Besides that, Sienna Miller (the only other actor in the film with more than 10 minutes of screentime) doesn't have a lot to do, but she does decent enough as Chris Kyle's wife. I thought the PTSD portrayal was also solid, particularly a scene involving a dog, but the PTSD scenes are such a small portion of the film and it felt simplified by the end.

Sienna Miller in American Sniper

As for the ending, well I wasn't a fan of it. I won't explain it for those who don't know the actual story (though I imagine most people do at this point). I'm guessing Eastwood and co. thought it would be exploitative to show what could have been the film's climatic scene, but I feel it would have been a lot less exploitative than showing 9/11, because at least the unseen climax has to do with the main plot. I'll admit this is entirely subjective and some would feel that my ideal ending would be exploitative, but to me resorting to captions to explain the rest of the film is a cop out. In contrast, Foxcatcher (a film which also features Sienna Miller as a wife who gets upset on the phone) does show the climax and has a far more memorable ending in my opinion. I can respect the film's decision to end it how they did, but I don't agree with it.
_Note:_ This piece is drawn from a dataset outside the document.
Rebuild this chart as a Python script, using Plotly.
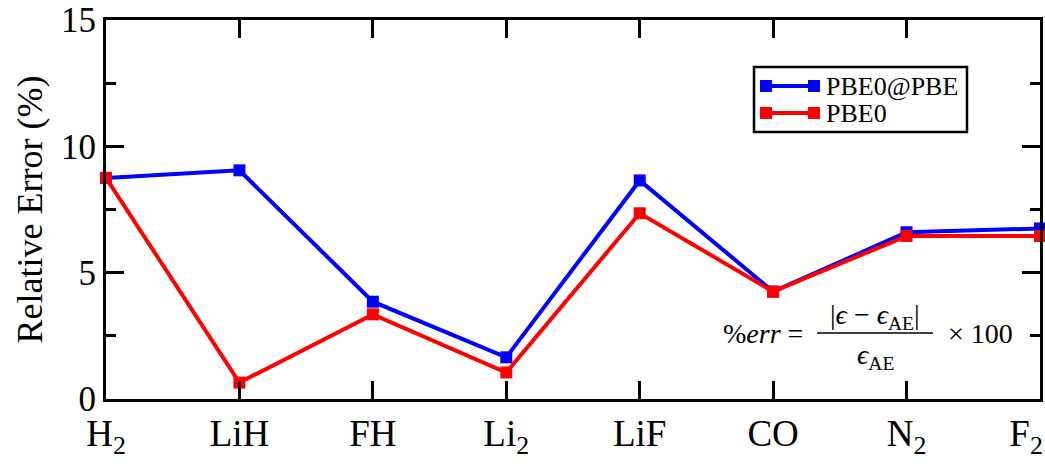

Unless a film is aggressively bad, I never tell people to not see a movie because I'm always eager to hear someone else's thoughts, whether they be similar or different to mine. So if you wanna see American Sniper, go ahead and see it. I didn't care for it, but 73% of critics saw something in it that I didn't. To me, it lacked the emotional resonance of Eastwood's excellent war films, Flags of Our Fathers and Letters from Iwo Jima, but it could've been worse.